- [Work to be completed] Take the lines from the beginning of the material through the line containing "return fig.add_axes([x0/W, 1" and retype them exactly, leaving the pictures out.

- [Excerpted data]
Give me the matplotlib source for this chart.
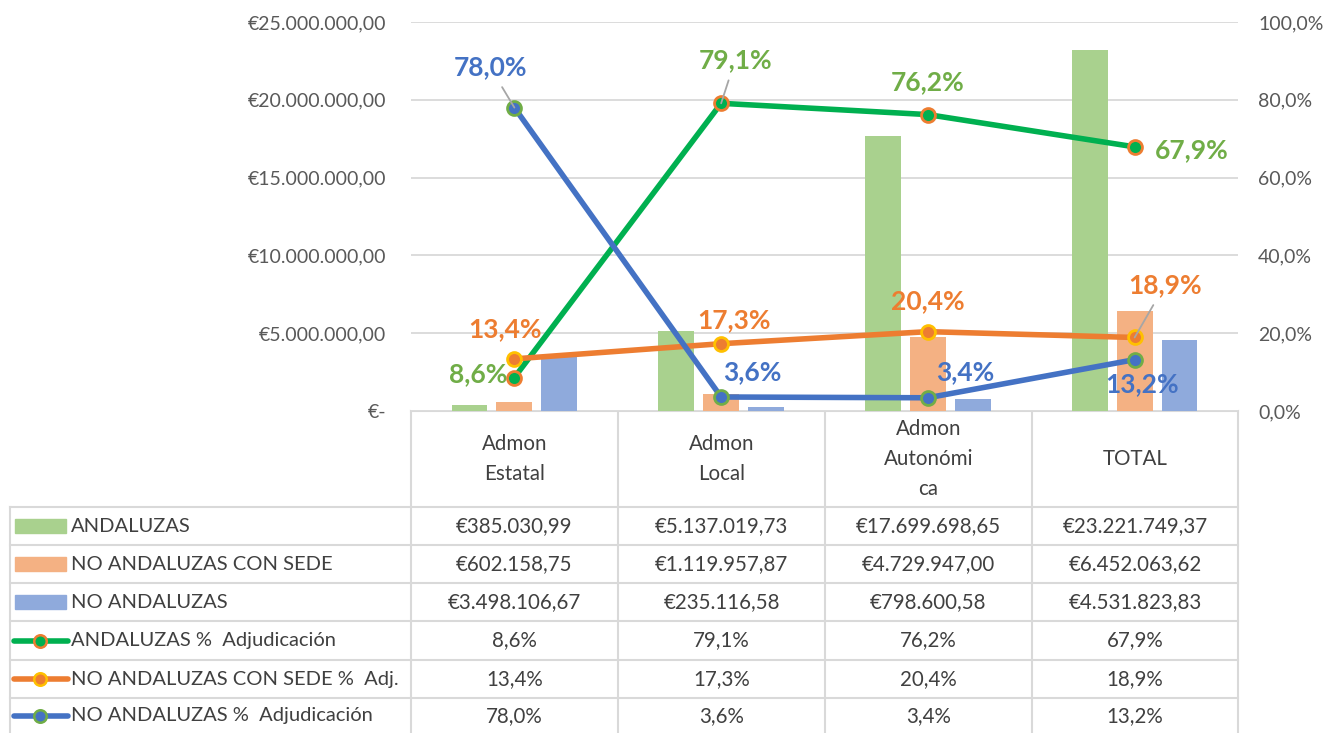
import matplotlib
matplotlib.use("Agg")
import matplotlib.pyplot as plt
from matplotlib.patches import Rectangle
from matplotlib.lines import Line2D
import numpy as np

plt.rcParams['font.family'] = ['Lato', 'DejaVu Sans']

categories = ["Admon\nEstatal", "Admon\nLocal", "Admon\nAutonómi\nca", "TOTAL"]
andaluzas = [385030.99, 5137019.73, 17699698.65, 23221749.37]
no_and_sede = [602158.75, 1119957.87, 4729947.00, 6452063.62]
no_and = [3498106.67, 235116.58, 798600.58, 4531823.83]
pct_and = [8.6, 79.1, 76.2, 67.9]
pct_sede = [13.4, 17.3, 20.4, 18.9]
pct_no = [78.0, 3.6, 3.4, 13.2]

left_ticks = [0, 5e6, 10e6, 15e6, 20e6, 25e6]
left_labels = ["€-", "€5.000.000,00", "€10.000.000,00", "€15.000.000,00", "€20.000.000,00", "€25.000.000,00"]
right_ticks = [0, 20, 40, 60, 80, 100]
right_labels = ["0,0%", "20,0%", "40,0%", "60,0%", "80,0%", "100,0%"]

C_BAR_G, C_BAR_O, C_BAR_B = "#A9D18E", "#F4B183", "#8FAADC"
C_L_G, C_L_O, C_L_B = "#00B050", "#ED7D31", "#4472C4"
C_LBL_G = "#70AD47"
C_GOLD = "#FFC000"
GRID = "#D9D9D9"
TXT = "#595959"
TTXT = "#404040"

W, H = 1338, 733
fig = plt.figure(figsize=(W/100, H/100), dpi=100)

def px_axes(x0, y0, x1, y1):
    return fig.add_axes([x0/W, 1 - y1/H, (x1-x0)/W, (y1-y0)/H])

ax = px_axes(411, 22, 1238, 411)
x = np.arange(len(categories))
bw = 0.174
sp = 0.217
ax.bar(x - sp, andaluzas, bw, color=C_BAR_G, zorder=2)
ax.bar(x, no_and_sede, bw, color=C_BAR_O, zorder=2)
ax.bar(x + sp, no_and, bw, color=C_BAR_B, zorder=2)
ax.set_xlim(-0.5, 3.5)
ax.set_ylim(0, 25e6)
ax.set_yticks(left_ticks)
ax.set_yticklabels(left_labels, color=TXT, fontsize=14)
ax.tick_params(axis='y', length=0, pad=18)
ax.set_xticks([])
ax.grid(axis='y', color=GRID, lw=1.3, zorder=0)
for s in ax.spines.values():
    s.set_visible(False)

ax2 = ax.twinx()
ax2.set_ylim(0, 100)
ax2.set_yticks(right_ticks)
ax2.set_yticklabels(right_labels, color=TXT, fontsize=14)
ax2.tick_params(axis='y', length=0, pad=14.5)
for s in ax2.spines.values():
    s.set_visible(False)

series = [
    (pct_and, C_L_G, C_L_G, C_L_O, C_LBL_G),
    (pct_sede, C_L_O, C_L_O, C_GOLD, C_L_O),
    (pct_no, C_L_B, C_L_B, C_LBL_G, C_L_B),
]
for vals, lc, mfc, mec, tc in series:
    ax2.plot(x, vals, color=lc, lw=4, marker='o', ms=10, mfc=mfc, mec=mec, mew=2, zorder=3)

def pct(v):
    return f"{v:.1f}%".replace('.', ',')

offsets = {
    'and': [(-36, 3, False), (14, 43, True), (0, 32, False), (57, -3, False)],
    'sede': [(-9, 30, False), (13, 24, False), (0, 31, False), (30, 52, True)],
    'no': [(-24, 40, True), (31, 25, False), (37, 26, False), (7, -24, False)],
}
for key, (vals, lc, mfc, mec, tc) in zip(['and', 'sede', 'no'], series):
    for i, v in enumerate(vals):
        dx, dy, lead = offsets[key][i]
        ax2.annotate(pct(v), xy=(i, v), xytext=(dx, dy), textcoords='offset pixels',
                     ha='center', va='center', fontsize=19, fontweight='bold', color=tc,
                     zorder=5,
                     arrowprops=dict(arrowstyle='-', color='#A6A6A6', lw=1.3,
                                     shrinkA=4, shrinkB=0) if lead else None)

# table overlay
tab = fig.add_axes([0, 0, 1, 1], zorder=-1)
tab.set_xlim(0, W)
tab.set_ylim(H, 0)
tab.axis('off')

col_x = [411, 618, 825, 1032, 1238]
row_y = [507, 545, 583, 621, 660, 698, 736]
lc_kw = dict(color=GRID, lw=1.5)
tab.plot([411, 1238], [411, 411], **lc_kw)
for cx in col_x:
    tab.plot([cx, cx], [411, 736], **lc_kw)
tab.plot([10, 10], [507, 736], **lc_kw)
for ry in row_y[:-1]:
    tab.plot([10, 1238], [ry, ry], **lc_kw)

centers = [(col_x[i] + col_x[i+1]) / 2 for i in range(4)]
for c, lab in zip(centers, categories):
    tab.text(c, 459, lab, ha='center', va='center', fontsize=14.8, color=TTXT,
             linespacing=1.6)

def euro(v):
    s = f"{v:,.2f}"
    s = s.replace(',', 'X').replace('.', ',').replace('X', '.')
    return "€" + s

row_labels = ["ANDALUZAS", "NO ANDALUZAS CON SEDE", "NO ANDALUZAS",
              "ANDALUZAS %  Adjudicación", "NO ANDALUZAS CON SEDE %  Adj.",
              "NO ANDALUZAS %  Adjudicación"]
row_vals = [[euro(v) for v in andaluzas], [euro(v) for v in no_and_sede], [euro(v) for v in no_and],
            [pct(v) for v in pct_and], [pct(v) for v in pct_sede], [pct(v) for v in pct_no]]
bar_cols = [C_BAR_G, C_BAR_O, C_BAR_B]
for r in range(6):
    yc = (row_y[r] + row_y[r+1]) / 2 if r < 5 else 716
    if r < 3:
        tab.add_patch(Rectangle((15, yc - 7), 51, 14, color=bar_cols[r]))
    else:
        vals, lc, mfc, mec, tc = series[r-3]
        tab.add_line(Line2D([14, 68], [yc, yc], color=lc, lw=4, solid_capstyle='round'))
        tab.add_line(Line2D([40], [yc], marker='o', ms=9, mfc=mfc, mec=mec, mew=1.8, color=lc))
    tab.text(71, yc, row_labels[r], ha='left', va='center', fontsize=14.5, color=TTXT)
    for c, s in zip(centers, row_vals[r]):
        tab.text(c, yc, s, ha='center', va='center', fontsize=14.8, color=TTXT)

fig.savefig("out.png", dpi=100)
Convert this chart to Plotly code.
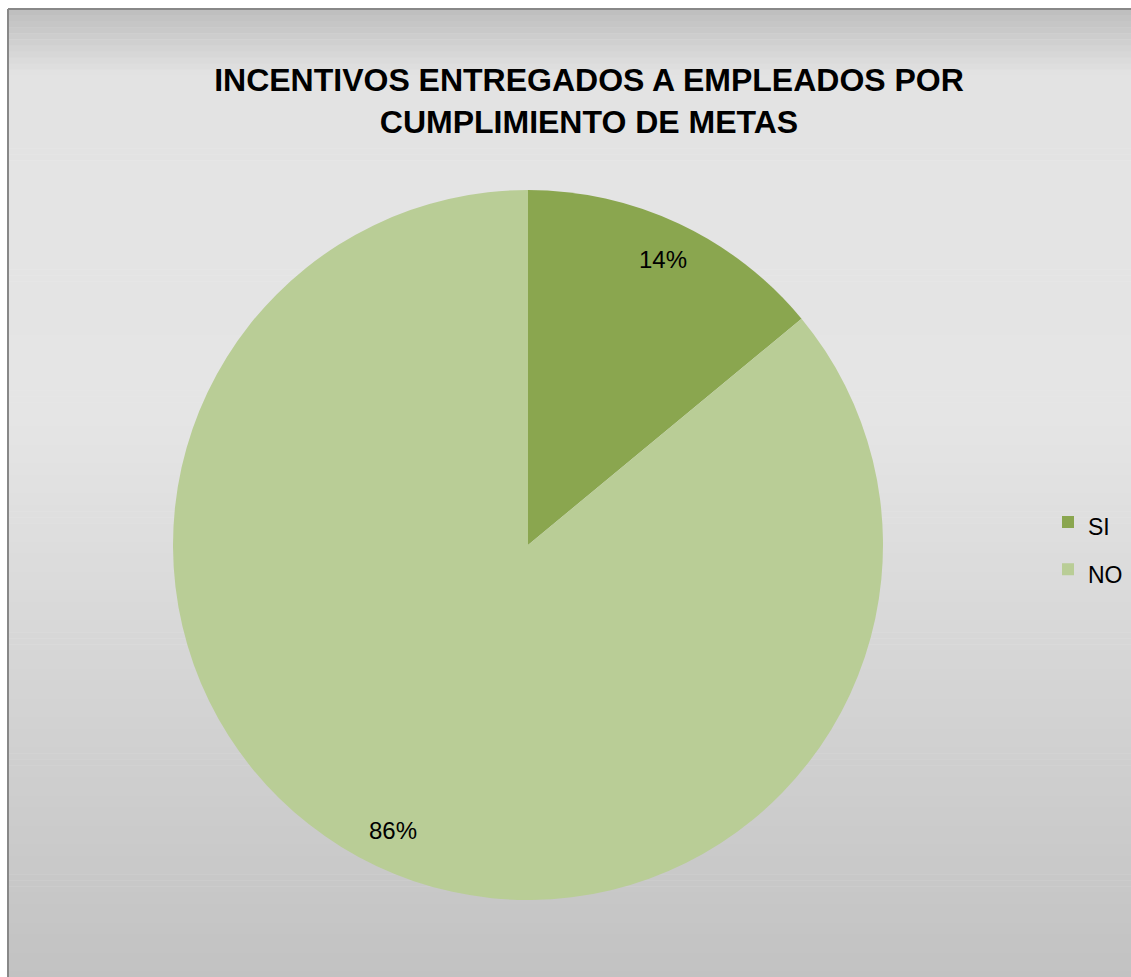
import math
import plotly.graph_objects as go

# Survey result: were incentives delivered to employees for meeting goals?
categories = ["SI", "NO"]
values = [14, 86]
colors = ["#8aa64f", "#b9cd96"]

W, H = 1131, 977
FONT = "Liberation Sans, Arial, sans-serif"

# Pie placement (pixels)
cx, cy, R = 528, 545, 355

fig = go.Figure()

fig.add_trace(go.Pie(
    labels=[f"<span style='font-size:23px'>{c}</span>" for c in categories],
    values=values,
    marker=dict(colors=colors, line=dict(width=0)),
    sort=False,
    direction="clockwise",
    rotation=0,
    textinfo="none",
    hoverinfo="label+percent",
    domain=dict(x=[(cx - R) / W, (cx + R) / W], y=[1 - (cy + R) / H, 1 - (cy - R) / H]),
))

# Percentage labels placed along each slice's mid angle
total = sum(values)
annotations = []
cum = 0.0
for v in values:
    frac = v / total
    mid = (cum + frac / 2) * 2 * math.pi
    cum += frac
    r = 0.89 * R
    px = cx + r * math.sin(mid)
    py = cy - r * math.cos(mid)
    annotations.append(dict(
        x=px / W, y=1 - py / H, xref="paper", yref="paper",
        text=f"{round(frac * 100)}%", showarrow=False,
        font=dict(family=FONT, size=24, color="#000000"),
        xanchor="center", yanchor="middle",
    ))

# Chart area background: vertical gray gradient with a thin frame
stops = [(10, 190), (75, 227), (420, 229), (977, 194)]


def gray_at(y):
    for (y0, g0), (y1, g1) in zip(stops, stops[1:]):
        if y0 <= y <= y1:
            t = (y - y0) / (y1 - y0)
            return g0 + (g1 - g0) * t
    return stops[-1][1]


shapes = []
top, left = 9, 8
n = 160
step = (H - top) / n
for i in range(n):
    y0 = top + i * step
    y1 = y0 + step + 0.6
    g = int(round(gray_at(y0 + step / 2)))
    shapes.append(dict(
        type="rect", xref="paper", yref="paper", layer="below",
        x0=left / W, x1=1, y0=1 - min(y1, H) / H, y1=1 - y0 / H,
        fillcolor=f"rgb({g},{g},{g})", line=dict(width=0),
    ))
shapes.append(dict(type="line", xref="paper", yref="paper", layer="below",
                   x0=left / W, x1=1, y0=1 - top / H, y1=1 - top / H,
                   line=dict(color="#888888", width=2)))
shapes.append(dict(type="line", xref="paper", yref="paper", layer="below",
                   x0=left / W, x1=left / W, y0=0, y1=1 - top / H,
                   line=dict(color="#888888", width=2)))

fig.update_layout(
    width=W, height=H,
    margin=dict(l=0, r=0, t=0, b=0),
    paper_bgcolor="#ffffff",
    plot_bgcolor="rgba(0,0,0,0)",
    title=dict(
        text="<b>INCENTIVOS ENTREGADOS A EMPLEADOS POR<br>CUMPLIMIENTO DE METAS</b>",
        x=589 / W, xanchor="center", xref="paper",
        y=1 - 91 / H, yanchor="middle", yref="paper",
        font=dict(family=FONT, size=32, color="#000000"),
    ),
    legend=dict(
        x=1048 / W, xanchor="left", y=1 - 546 / H, yanchor="middle",
        font=dict(family=FONT, size=34, color="#000000"),
        bgcolor="rgba(0,0,0,0)", itemwidth=30,
    ),
    shapes=shapes,
    annotations=annotations,
)

fig.write_html(
    "out.html",
    post_script="document.body.style.margin='0';document.body.style.overflow='hidden';",
)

- [Exercise response]
Give me the matplotlib source for this chart.
import matplotlib
matplotlib.use("Agg")
import matplotlib.pyplot as plt
from matplotlib.patches import Rectangle
from matplotlib.lines import Line2D
import numpy as np

plt.rcParams['font.family'] = ['Lato', 'DejaVu Sans']

categories = ["Admon\nEstatal", "Admon\nLocal", "Admon\nAutonómi\nca", "TOTAL"]
andaluzas = [385030.99, 5137019.73, 17699698.65, 23221749.37]
no_and_sede = [602158.75, 1119957.87, 4729947.00, 6452063.62]
no_and = [3498106.67, 235116.58, 798600.58, 4531823.83]
pct_and = [8.6, 79.1, 76.2, 67.9]
pct_sede = [13.4, 17.3, 20.4, 18.9]
pct_no = [78.0, 3.6, 3.4, 13.2]

left_ticks = [0, 5e6, 10e6, 15e6, 20e6, 25e6]
left_labels = ["€-", "€5.000.000,00", "€10.000.000,00", "€15.000.000,00", "€20.000.000,00", "€25.000.000,00"]
right_ticks = [0, 20, 40, 60, 80, 100]
right_labels = ["0,0%", "20,0%", "40,0%", "60,0%", "80,0%", "100,0%"]

C_BAR_G, C_BAR_O, C_BAR_B = "#A9D18E", "#F4B183", "#8FAADC"
C_L_G, C_L_O, C_L_B = "#00B050", "#ED7D31", "#4472C4"
C_LBL_G = "#70AD47"
C_GOLD = "#FFC000"
GRID = "#D9D9D9"
TXT = "#595959"
TTXT = "#404040"

W, H = 1338, 733
fig = plt.figure(figsize=(W/100, H/100), dpi=100)

def px_axes(x0, y0, x1, y1):
    return fig.add_axes([x0/W, 1 - y1/H, (x1-x0)/W, (y1-y0)/H])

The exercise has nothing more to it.